# Blotchy finish on table top



## Mick (Feb 9, 2009)

I sanded the old finish off of maple table top using 120,180&320 grit sand paper.I then applied a coat of varathane wood conditioner.After wipping off you could see blotchy areas,I tried staning one of the pieces with an oil based stain,the blotchy spots came out darker.I resanded the tops with 180& 320 grit the wood still looks blotchy, any suggestions on how to get rid of the blotches?


----------



## 12penny (Nov 21, 2008)

Mick....without seeing it, its hard to tell. There are some fundamental problems though with your approach. Dont skip any grits as you work your way up. Its better to use each one to remove the scratches from the previous. Second... I wonder if perhaps you are burnishing the surface in spots with such a fine paper. The burnished spots wont take the finish like the rest. And I think I would stop at ......oh..say...220. If you post some pics perhaps we can do better.


----------



## Mick (Feb 9, 2009)

*blotchy table*

Thank you Penny.I reapplied conditioner and wiped off this is how it looks.


----------



## 12penny (Nov 21, 2008)

Mick....almost looks like all the old finish hasnt been removed. The shiny spots would be where the conditioner didnt penetrate. I might try some finish remover. Any idea what was on it?


----------



## firehawkmph (Apr 26, 2008)

Mick,
Hard to tell from the angle of the pic, but it looks like the shiny spots were areas that got sanded more and burnished, which would tend to let the finish sit on top. The dull areas look like they weren't sanded as much with the finer grits and the finish really soaked in. I agree with 12penny. I would resand, starting at 100 and then going to 150, 180, and stopping after 220. Sand with each until the scratches look uniform. They should get progressively smaller and disappear by the time you finish the 220. One other note, the first coat of whatever on a freshly sanded surface almost always looks crappy. I just finished a cherry table top for a friend and went through the same thing. I will post pics and an explanation of what I did on a separate thread in the next day or so.
Mike Hawkins


----------



## Mick (Feb 9, 2009)

im not quit sure what was on it originaly,thinking lacquer.Im going to try sanding again.Thank you for your input.Looking forward to seeing those pic's Mike.


----------



## cabinetman (Jul 5, 2007)

You might experiment on the underside of the table. You may have to use a chemical stripper to remove as much of whatever was on the top. Even sanding with 150x, or 180x, you'll still have hard and soft areas that are characteristic with the wood. It's also possible to "condition" the wood to the point it won't take finish too well.


----------



## Gerry KIERNAN (Apr 20, 2007)

I would use chemical stripper to make sure all of the old finish is gone, and then start resanding. I am thinking like 12penny that maybe not all of the old finish has ben removed. I have been redoing some maple cabinets lately, and it is quite hard to tell if all the old finish is completely gone, until you put new finish on. Then it jumps right out at you.

Gerry


----------



## mwhafner (Jan 16, 2009)

It is hard to tell by your photo, but I agree with the others that it really looks like the old finish wasn't completely removed. 

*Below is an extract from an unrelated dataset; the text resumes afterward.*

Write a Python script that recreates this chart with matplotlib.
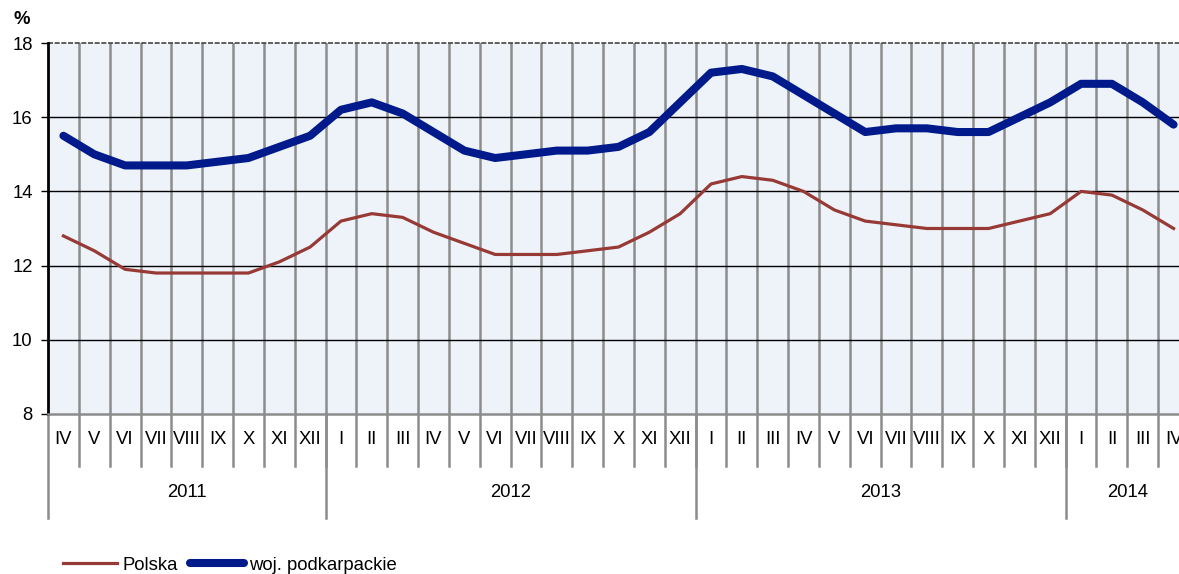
import matplotlib
matplotlib.use('Agg')
import matplotlib.pyplot as plt

plt.rcParams['font.family'] = ['Liberation Sans', 'DejaVu Sans']

# miesiace od IV 2011 do IV 2014
miesiace = ['IV', 'V', 'VI', 'VII', 'VIII', 'IX', 'X', 'XI', 'XII',
            'I', 'II', 'III', 'IV', 'V', 'VI', 'VII', 'VIII', 'IX', 'X', 'XI', 'XII',
            'I', 'II', 'III', 'IV', 'V', 'VI', 'VII', 'VIII', 'IX', 'X', 'XI', 'XII',
            'I', 'II', 'III', 'IV']
lata = ['2011', '2012', '2013', '2014']
miesiecy_w_roku = [9, 12, 12, 4]

polska = [12.8, 12.4, 11.9, 11.8, 11.8, 11.8, 11.8, 12.1, 12.5,
          13.2, 13.4, 13.3, 12.9, 12.6, 12.3, 12.3, 12.3, 12.4, 12.5, 12.9, 13.4,
          14.2, 14.4, 14.3, 14.0, 13.5, 13.2, 13.1, 13.0, 13.0, 13.0, 13.2, 13.4,
          14.0, 13.9, 13.5, 13.0]
podkarpackie = [15.5, 15.0, 14.7, 14.7, 14.7, 14.8, 14.9, 15.2, 15.5,
                16.2, 16.4, 16.1, 15.6, 15.1, 14.9, 15.0, 15.1, 15.1, 15.2, 15.6, 16.4,
                17.2, 17.3, 17.1, 16.6, 16.1, 15.6, 15.7, 15.7, 15.6, 15.6, 16.0, 16.4,
                16.9, 16.9, 16.4, 15.8]

W, H = 1179, 574
FS = 13.3
fig = plt.figure(figsize=(W / 100, H / 100), dpi=100)
ax = fig.add_axes([48 / W, (H - 414) / H, 1141 / W, 371 / H])
ax.set_facecolor('#EEF3FA')

x = list(range(len(miesiace)))
ax.set_xlim(-0.5, len(miesiace) - 0.5)
ax.set_ylim(8, 18)
ax.set_yticks([8, 10, 12, 14, 16, 18])

# siatka
for k in x[:-1]:
    ax.axvline(k + 0.5, color='#8C8C8C', lw=1.8, zorder=1)
for yv in [10, 12, 14, 16]:
    ax.axhline(yv, color='black', lw=1, zorder=1)
ax.axhline(18, color='#444444', lw=1.2, linestyle=(0, (3, 1)), zorder=1, clip_on=False)

ax.plot(x, polska, color='#973A36', lw=2.3, label='Polska', zorder=3)
ax.plot(x, podkarpackie, color='#001A8C', lw=5.8, label='woj. podkarpackie',
        solid_capstyle='round', zorder=4)

for s in ['top', 'right']:
    ax.spines[s].set_visible(False)
ax.spines['left'].set_linewidth(2)
ax.spines['bottom'].set_color('#8C8C8C')
ax.spines['bottom'].set_linewidth(1.8)

ax.tick_params(axis='y', length=5, width=1, pad=6, labelsize=FS)
ax.set_xticks([])

# os kategorii pod wykresem
tr = ax.get_xaxis_transform()
h1 = 52 / 371
h2 = 104 / 371
for k, m in enumerate(miesiace):
    ax.text(k, -h1 / 2, m, transform=tr, ha='center', va='center', fontsize=FS)
for k in x[:-1]:
    ax.plot([k + 0.5, k + 0.5], [0, -h1], transform=tr, color='#8C8C8C',
            lw=1.8, clip_on=False)
start = -0.5
for rok, n in zip(lata, miesiecy_w_roku):
    ax.plot([start, start], [0, -h2], transform=tr, color='#8C8C8C',
            lw=1.8, clip_on=False)
    ax.text(start + n / 2, -0.212, rok, transform=tr, ha='center', va='center', fontsize=FS)
    start += n

fig.text(14 / W, 1 - 20 / H, '%', fontsize=FS, fontweight='bold', va='center')

fig.legend(loc='center left', bbox_to_anchor=(63 / W, 1 - 565 / H), ncol=2,
           frameon=False, fontsize=FS, handlelength=2.9, handletextpad=0.3,
           columnspacing=0.7, borderpad=0, borderaxespad=0)

fig.savefig('out.png', dpi=100)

Typically, blotching occurs when parts of the grain are effected more fully by the stain/finish. Some woods are more prone to this problem than others. Maple and Cherry come to mind. The best way to avoid this is use a sealer prior to staining. I generally us a light cut of shellac, sand lightly and then proceed with finishing. This does require you to go a couple of shades darker with your final stain.

Oil finishes (Tung Oil and Danish Oil) are also less likely, at least in my experience, to blotch.


----------